Nadal in lacrime è un inedito che prelude, dopo Serena Williams e Roger Federer, all’addio di un altro immortale del tennis. Lui. «Non sono pronto a pensarci, ho davvero creduto che il Roland Garros fosse il mio ultimo torneo, ora ho cose più importanti a cui dedicarmi» ha detto Rafa alla Laver Cup, disertata subito dopo il doppio (perso dagli americani Sock e Tiafoe) per tornare a Manacor, dove a settimane, in fondo alla gravidanza non facile di Xisca, è atteso il primo erede. Federer dall’esame di coscienza del neopapà globetrotter era passato a un’età più verde di Rafa, che ha 36 anni e un motore dal chilometraggio (il)limitato, di certo nei loro colloqui privati (gli altri giocatori del team Europa sono stati comparse del loro film) hanno parlato del bivio che attende l’ex niño: continuare? Per quanto? E fino a dove, Parigi per la quindicesima volta? Piangeva guardandosi riflesso nello specchio di Federer, Rafa, improvvisamente anziano e rugoso come Dorian Gray uscito di colpo dal dipinto.

Quando Nadal, già ampiamente bullizzato da zio Toni, debuttava nel circuito (prima vittoria Atp il 29 aprile 2002), Federer — maggiore di quattro anni, nove mesi e 26 giorni — si era già annesso il secondo titolo della carriera. Nessuno dei due è in grado di risalire con precisione al primo incontro. «Io sono arrivato e lui era già lì — ha ricordato Rafa a Londra —, per me Roger è sempre stato l’avversario da battere». Mai con acrimonia, cattivi sentimenti, malanimo. Mai. «Al di là degli stili opposti, siamo simili» ha ammesso Federer centrando il viaggio esistenziale di due anime gemelle inserite in corpi paralleli. Se Federer avesse avuto la testa di Rafa, non a caso, dall’innesto sarebbe scaturita una creatura mitologica e imbattibile. Ma sai che noia.

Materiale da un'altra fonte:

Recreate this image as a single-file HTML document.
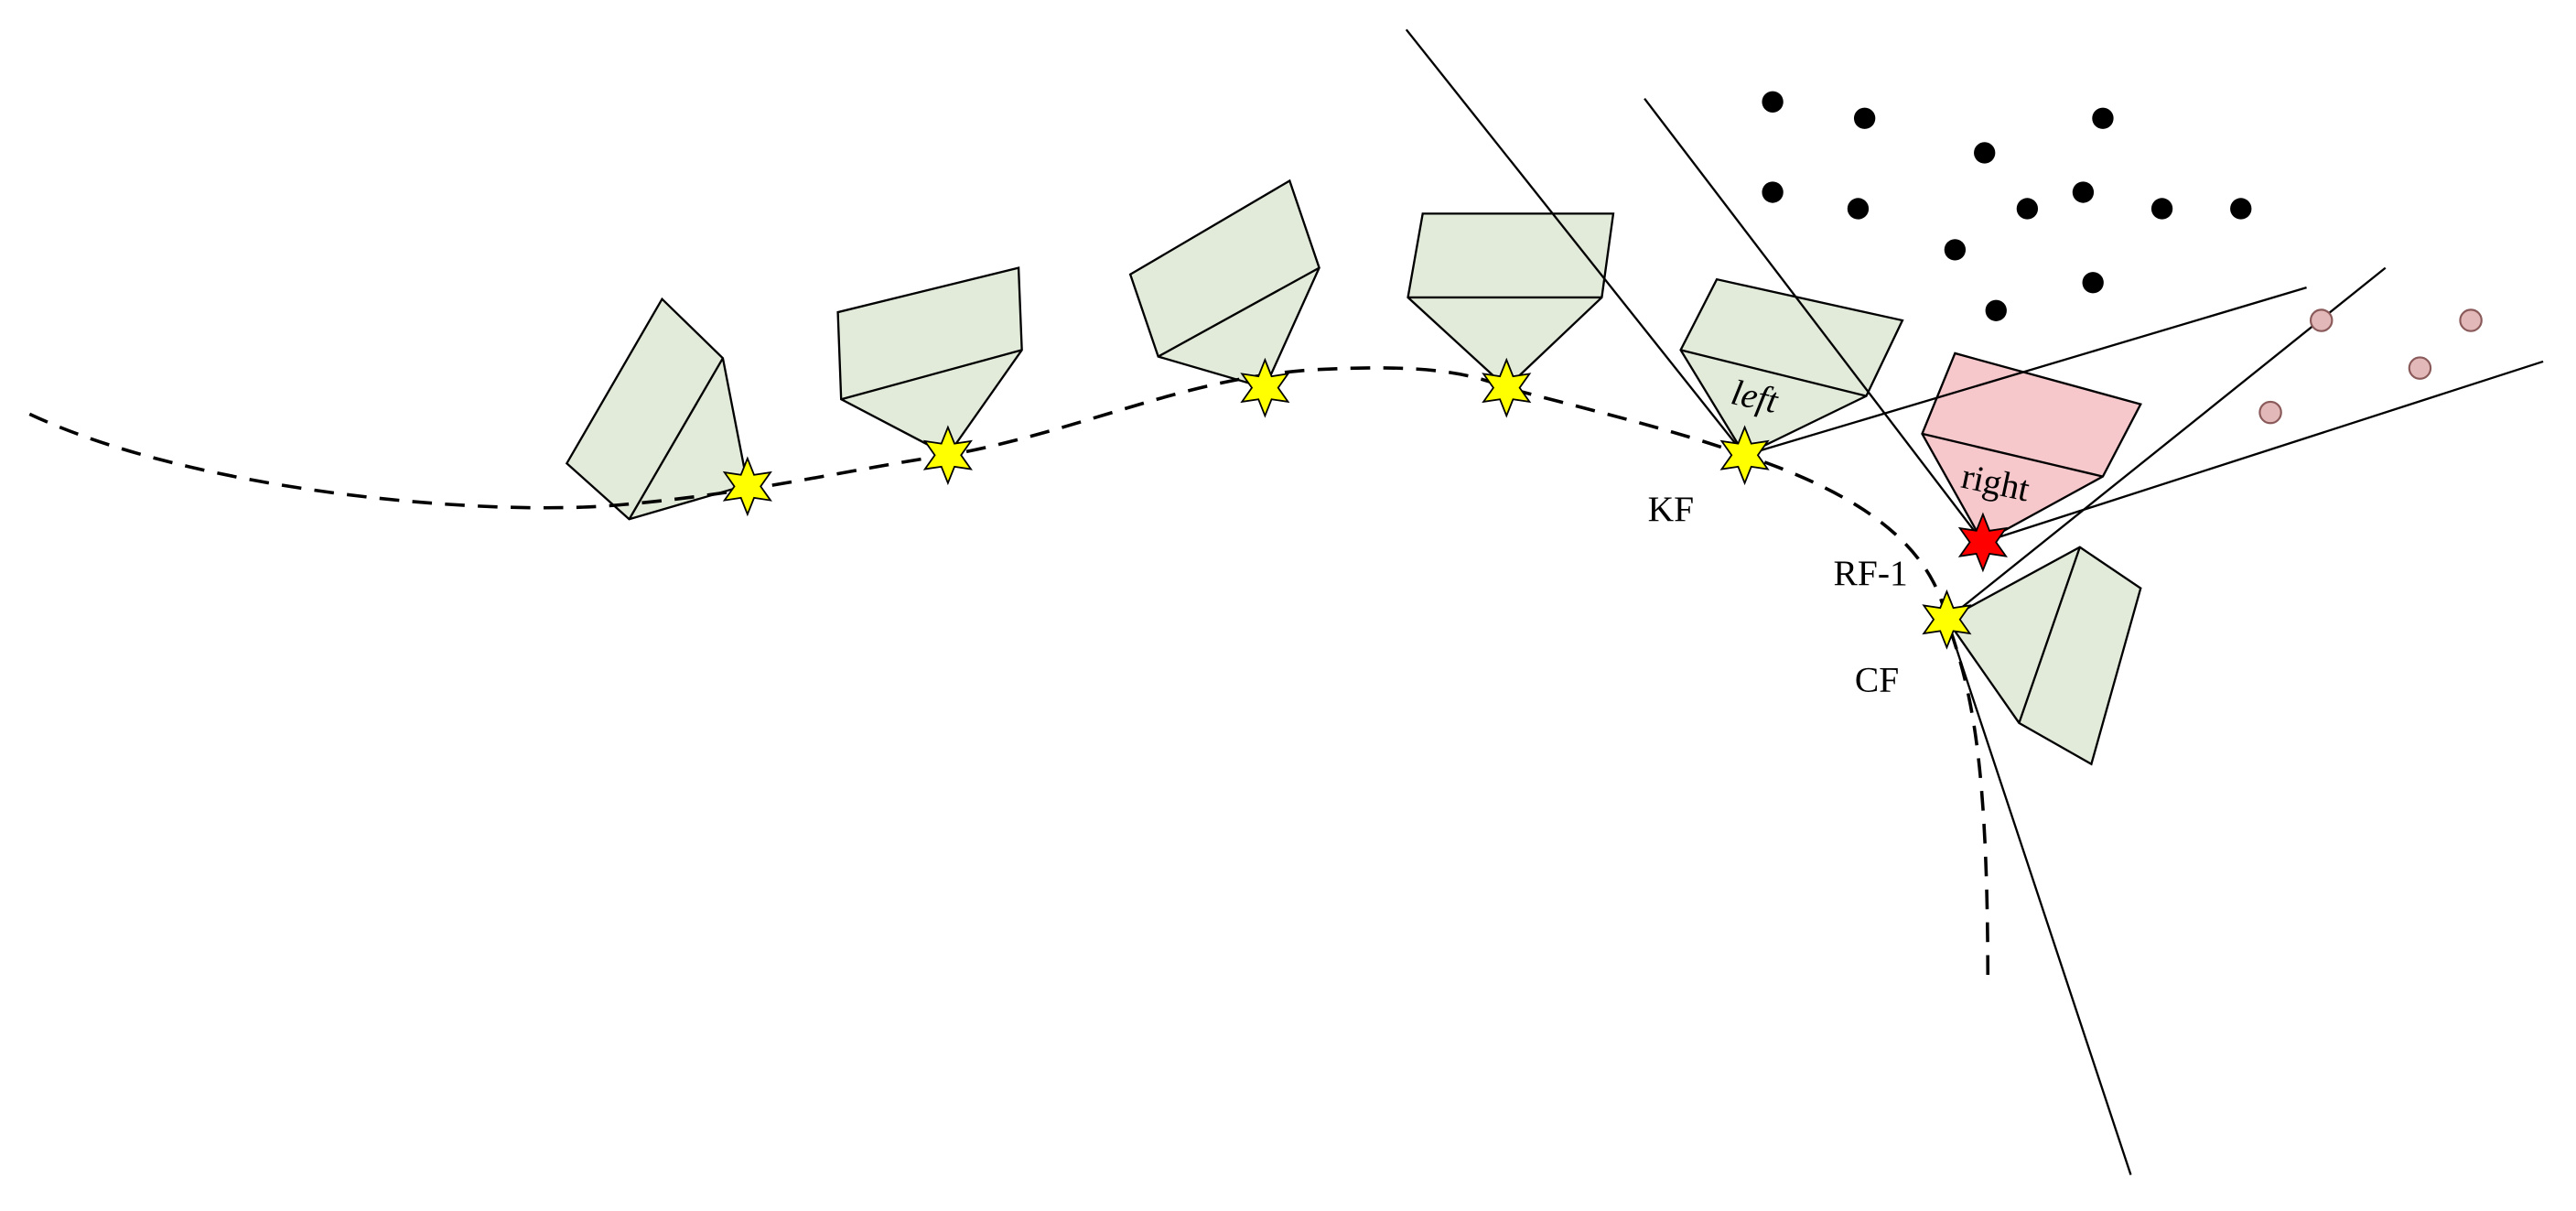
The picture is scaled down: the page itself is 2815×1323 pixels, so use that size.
<!DOCTYPE html>
<html><head><meta charset="utf-8"><style>
html,body{margin:0;padding:0;background:#fff;}
svg{display:block;}
</style></head><body>
<svg width="2815" height="1323" viewBox="0 0 1568 737" preserveAspectRatio="none" xmlns="http://www.w3.org/2000/svg">
<defs>
<polygon id="st" points="0,-17 4,-7 14,-8.5 8,0 14,8.5 4,7 0,17 -4,7 -14,8.5 -8,0 -14,-8.5 -4,-7" stroke="#000" stroke-width="1"/>
</defs>
<g stroke="#000" stroke-width="1.3" stroke-linejoin="miter">
<polygon fill="#e2ebda" points="383,316 345,282 403,182 440,218 455,295"/>
<line x1="383" y1="316" x2="440" y2="218"/>
<polygon fill="#e2ebda" points="512,243 510,190 620,163 622,213 577,277"/>
<line x1="512" y1="243" x2="622" y2="213"/>
<polygon fill="#e2ebda" points="705,217 688,167 785,110 803,163 770,236"/>
<line x1="705" y1="217" x2="803" y2="163"/>
<polygon fill="#e2ebda" points="857,181 866,130 982,130 975,181 917,236"/>
<line x1="857" y1="181" x2="975" y2="181"/>
<polygon fill="#e2ebda" points="1023,213 1045,170 1158,195 1136,241 1062,277"/>
<line x1="1023" y1="213" x2="1136" y2="241"/>
<polygon fill="#f6c8cc" points="1170,264 1190,215 1303,246 1280,290 1207,330"/>
<line x1="1170" y1="264" x2="1280" y2="290"/>
<polygon fill="#e2ebda" points="1185,377 1266,333 1303,358 1273,465 1229,440"/>
<line x1="1266" y1="333" x2="1229" y2="440"/>
</g>
<g fill="none" stroke="#000" stroke-width="1.3">
<line x1="856" y1="18" x2="1062" y2="277"/>
<line x1="1001" y1="60" x2="1207" y2="330"/>
<line x1="1062" y1="277" x2="1404" y2="175"/>
<line x1="1207" y1="330" x2="1548" y2="220"/>
<line x1="1185" y1="377" x2="1452" y2="163"/>
<line x1="1185" y1="377" x2="1297" y2="715"/>
</g>
<path d="M18,252 C120,300 300,315 380,307 C460,300 520,285 577,277 C660,262 720,230 800,225 C860,222 890,225 917,236 C970,250 1020,262 1062,277 C1130,300 1175,330 1185,377 C1200,420 1210,460 1210,600" fill="none" stroke="#000" stroke-width="2" stroke-dasharray="12,8"/>
<g fill="#000">
<circle cx="1079" cy="62" r="6.5"/><circle cx="1135" cy="72" r="6.5"/><circle cx="1280" cy="72" r="6.5"/>
<circle cx="1208" cy="93" r="6.5"/><circle cx="1079" cy="117" r="6.5"/><circle cx="1131" cy="127" r="6.5"/>
<circle cx="1234" cy="127" r="6.5"/><circle cx="1268" cy="117" r="6.5"/><circle cx="1316" cy="127" r="6.5"/>
<circle cx="1364" cy="127" r="6.5"/><circle cx="1190" cy="152" r="6.5"/><circle cx="1274" cy="172" r="6.5"/>
<circle cx="1215" cy="189" r="6.5"/>
</g>
<g fill="#e3b8b8" stroke="#8a5a5a" stroke-width="1.2">
<circle cx="1413" cy="195" r="6.5"/><circle cx="1504" cy="195" r="6.5"/>
<circle cx="1473" cy="224" r="6.5"/><circle cx="1382" cy="251" r="6.5"/>
</g>
<g fill="#ffff00">
<use href="#st" x="455" y="296"/><use href="#st" x="577" y="277"/><use href="#st" x="770" y="236"/>
<use href="#st" x="917" y="236"/><use href="#st" x="1062" y="277"/><use href="#st" x="1185" y="377"/>
</g>
<use href="#st" x="1207" y="330" fill="#ff0000"/>
<g font-family="Liberation Serif, serif" font-size="22" fill="#000">
<text x="1054" y="250" font-style="italic" transform="rotate(12 1075 242)">left</text>
<text x="1194" y="302" transform="rotate(12 1220 294)">right</text>
<text x="1003" y="317">KF</text>
<text x="1116" y="356">RF-1</text>
<text x="1129" y="421">CF</text>
</g>
</svg>
</body></html>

Non riusciamo a non pensare, ora che metà della leggenda dei tennisti straordinari è giunta all’epilogo, che se Federer alla lussuosa messa in scena della Laver Cup avesse preferito una dignitosa sconfitta al primo turno del torneo di Basilea, casa sua, dove cominciò da raccattapalle, a fine ottobre, i titoli di coda sarebbero stati più intonati alla longevità agonistica del giocatore più bello da Adamo ed Eva a oggi. Però un addio più competitivo e meno rispondente a un copione scritto ci avrebbe privati della foto di quei due per mano, con la maglia ciascuno umida delle lacrime dell’altro. E allora va bene così, non ci lamentiamo.